Under European pressure, it has repeatedly agreed to pretend that Greece is not bankrupt, and that it continues to reform in good faith (Velulescu makes it quite clear what she thinks of that in the transcript: “These guys agree on something and then they give it up the next day. We have said this time and again, we know that they don’t do what we say…It just doesn’t function.”). The quid pro quo is that the European Central Bank agrees to a similar fiction of extending its “emergency lending assistance” to Greek banks that it pretends are solvent. Everyone knows that the endgame is either debt forgiveness or “Grexit.” No one has found a way to stomach either possibility, yet.
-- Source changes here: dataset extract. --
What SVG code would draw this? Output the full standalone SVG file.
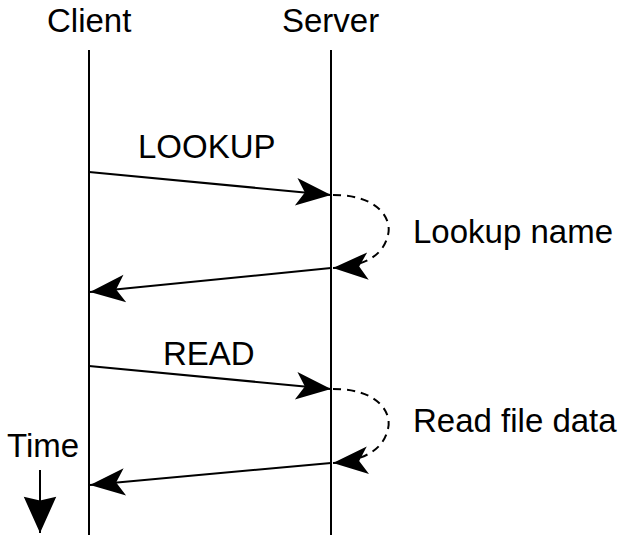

If that was the full extent of the issue, there would be good reason to think that this summer’s game of brinkmanship will end with another messy compromise just before Greece has to make a big debt repayment on July 20.

 

But this year is (a bit) different. As Thomsen notes, that date falls under the shadow of the U.K.’s vote on leaving the European Union, due June 23. That referendum will likely occupy most of European political elite for much of the early summer, and a vote to leave would send a centrifugal shock through the whole bloc. There would be no pretending any more that the EU is historically destined for an “ever closer union.”

At that point, it would become all about Berlin. Would the Bundestag drop its opposition to debt forgiveness (a government spokesman repeated Monday that it’s “not on the table”) and accept that saving Greece is a price worth paying to save the euro? Would it decide to cut Greece off and accept the consequences? Or would it try to co-opt the IMF into kicking the can down the road one more time?

The last option is without doubt the default. Thomsen suggests that it won’t sign off on such a trick again, and many of the IMF’s non-European members would back him in that. But does the Fund really have the guts to trigger the kind of global financial turmoil that it exists to stop?